Naïm regrette que la singularité de chaque citoyen soit parfois niée, au profit d’un « pluriel » qu’il découvre à travers les médias mais qui ne semble pas correspondre à sa propre réalité. Il entend sans cesse « les Palestiniens », mais souligne que l’on oublie le « il » et le « je ». Les personnages sont vifs et ont la fougue de la jeunesse, mais ils expriment aussi parfois la fatigue qui les gagne et le poids qu’ils sentent sur leurs épaules : celui de porter tout un peuple. « Attaque ou attentat ? » Les personnages, refusant d’être manichéens, parlent de l'importance du langage et de la part de conscience et d’inconscience qu’il comporte. Ils ont l’idée que l’entente serait plus forte, si les deux peuples s’entendaient sur les mots. Pour illustrer cela avec humour, ils expriment l'envie de créer un « dictionnaire bi-national ». On découvre d’ailleurs que Naïm comprend et parle aussi l’hébreux. Un point commun de plus.
Les adolescents tentent de faire preuve de discernement et d’objectivité, que ce soit envers leur propre communauté ou celle de l’autre. C’est ainsi que le jeune homme dénonce ouvertement les restrictions imposées par des extrémistes qui veulent mettre en place la charia, et qu’il parle sans tabou des mesures sécuritaires du côté israélien. Selon lui, il y a d'un côté ceux qui utilisent des jeunes comme Martyrs pour attaquer, et de l’autre ceux qui ont les moyens matériels et financiers. « Certains pensent que la paix amènera la sécurité, d'autres, que la sécurité amènera la paix », résume-t-il en quelque sorte. Naïm tente de décrypter la situation, de dresser un tableau teinté de nuances. Le désert de Gaza et les maisons grises qui contrastent avec la taille des immeubles du territoire voisin.
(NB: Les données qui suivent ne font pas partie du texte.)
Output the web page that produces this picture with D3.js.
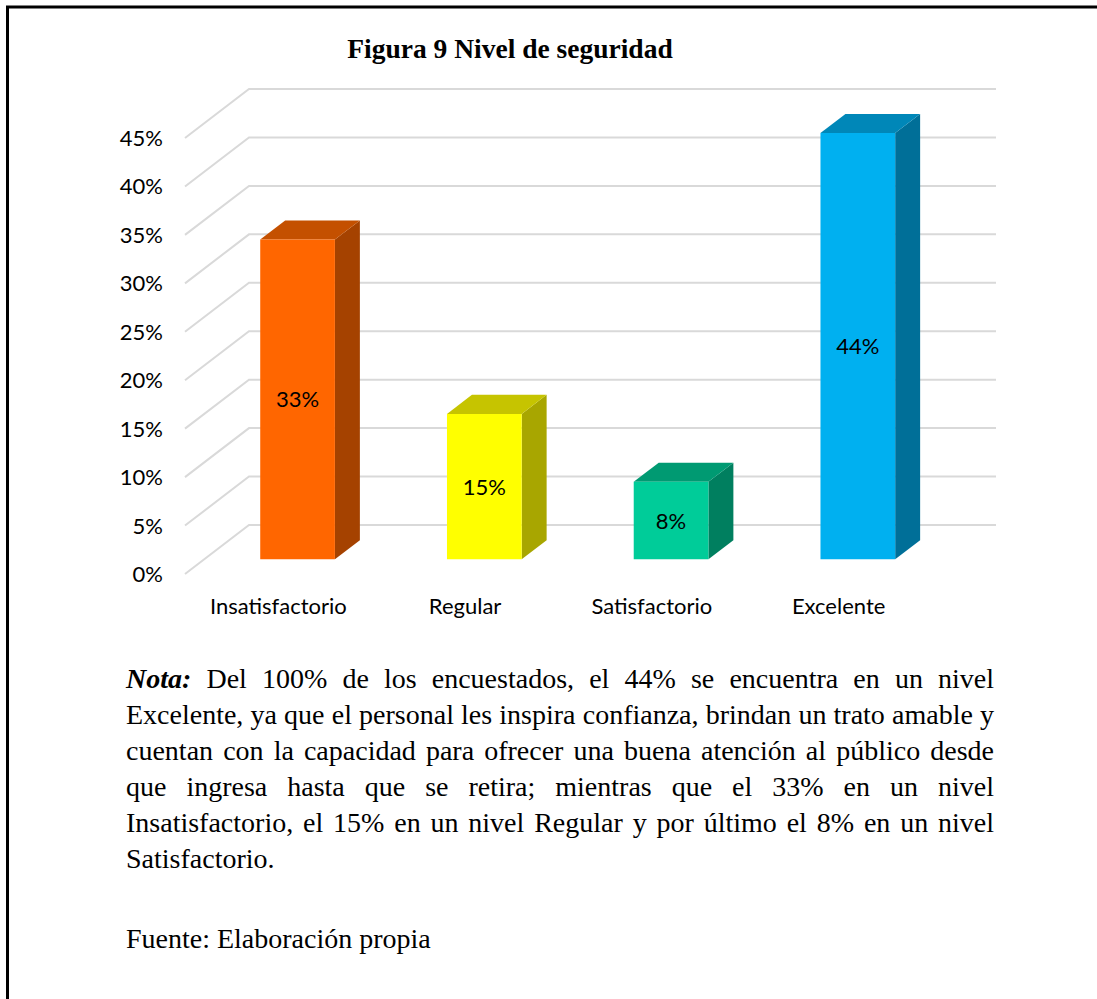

Les femmes qu'il voit peu dans les rues, contrairement à Tel Aviv où elles marchent librement, cheveux au vent. Les personnages semblent avoir décidé de ne pas choisir leur camp et de rester en retrait, comme des spectateurs impuissants face aux drames qui se déroulent autour d’eux. Avec, comme seule arme, les mots. Et leurs rêves.